On Libri2Mix-100 at 16 kHz, TripleC-parallel models outperform DB-BSRNN and diffusion-based NCSN++ models, despite using half the data and no additional speaker embeddings.
5. Impact of Noise-Agnostic Guidance and Distortion-Aware Training
The noise-agnostic context interaction of LGTSE—specifically, using denoised mixture representations to calculate cross-attention with enrollment speech—substantially mitigates noise contamination. This yields cleaner speaker representations that the extraction backbone can exploit more effectively.
Distortion-aware training via D-LGTSE augments model invariance to residual artifacts and speech distortions. Offline augmentation, in which denoised signals are precomputed and intermixed with originals, preserves greater variability and regularizes the model, outperforming channel-wise concatenation and on-the-fly strategies.
The two-stage training (pre-training, then end-to-end fine-tuning) further aligns both denoising and extraction representations, optimizing the coupling between GTCRN and the extraction backbone.
6. Generalization, Limitations, and Future Directions
Adoption of TripleC universal training enables robust operation across unseen mixture types and complex interferences by aligning model outputs for the same target speaker across multiple conditions. However, enforcing strict output consistency can result in performance degradation for the easiest tasks (−0.25 dB in 1spk+noise observed when using TripleC on only two conditions). Further, all LGTSE variants currently operate in an offline, full-context regime, lacking support for real-time or low-latency deployment.

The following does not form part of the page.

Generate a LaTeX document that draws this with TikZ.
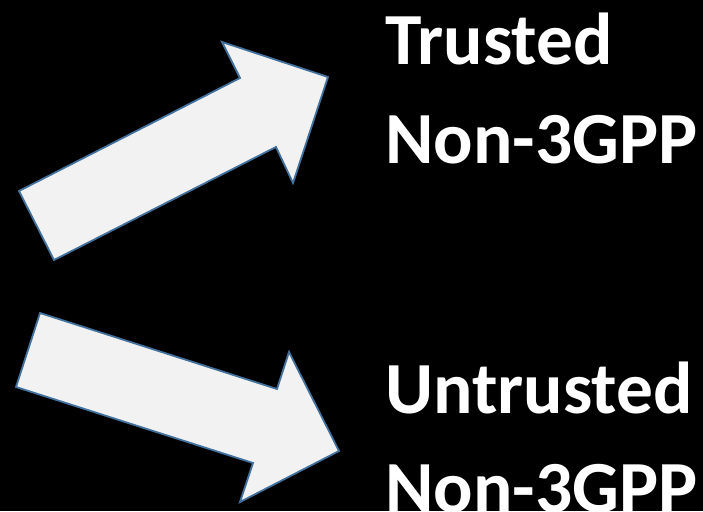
\documentclass[tikz,border=0pt]{standalone}
\usepackage{fontspec}
\setmainfont{Carlito}
\usepackage{xcolor}
\usetikzlibrary{positioning}
\definecolor{arrowfill}{RGB}{242, 242, 242}
\definecolor{arrowline}{RGB}{65, 113, 156}

\begin{document}
\begin{tikzpicture}[
    x=1pt, y=-1pt,
    blockarrow/.style={fill=arrowfill, draw=arrowline, line width=1.8pt, line join=miter},
    accesstext/.style={text=white, inner sep=0pt, align=left, font=\fontsize{73.5}{99}\selectfont\bfseries}
]
% Background
\fill[black] (0,0) rectangle (703,511);
\useasboundingbox (0,0) rectangle (703,511);

% Upper arrow -- trusted access
\draw[blockarrow] (19,191) -- (240,78) -- (222,42) -- (328,77) -- (293,183) -- (276,147) -- (54,260) -- cycle;

% Lower arrow -- untrusted access
\draw[blockarrow] (40,313) -- (277,389) -- (289,352) -- (339,451) -- (240,502) -- (253,463) -- (16,387) -- cycle;

% Access labels (anchored at the baseline of the last line)
\node[accesstext, anchor=base west] (trusted) at (385,163) {Trusted\\Non-3GPP};
\node[accesstext, anchor=base west] (untrusted) at (385,512) {Untrusted\\Non-3GPP};

\end{tikzpicture}
\end{document}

Future research includes extending the framework to new datasets and noise/reverberation profiles, and exploring causal and low-latency architectures suitable for deployment in devices and next-generation speech communication systems.
7. Context within the Field
LGTSE and its successors represent a departure from prior embedding-based TSE systems, achieving strong performance without speaker embeddings or condition labels. The consistent gains in SI-SDR, speech intelligibility (STOI), and perceptual quality (PESQ) validate the effectiveness of lightweight denoising front-ends and noise-agnostic context interaction for TSE in realistic multi-condition environments. Results indicate that LGTSE+TripleC-parallel models define a new state-of-the-art in universal, embedding-free target speech extraction (Huang, 4 Dec 2025, Huang et al., 27 Aug 2025).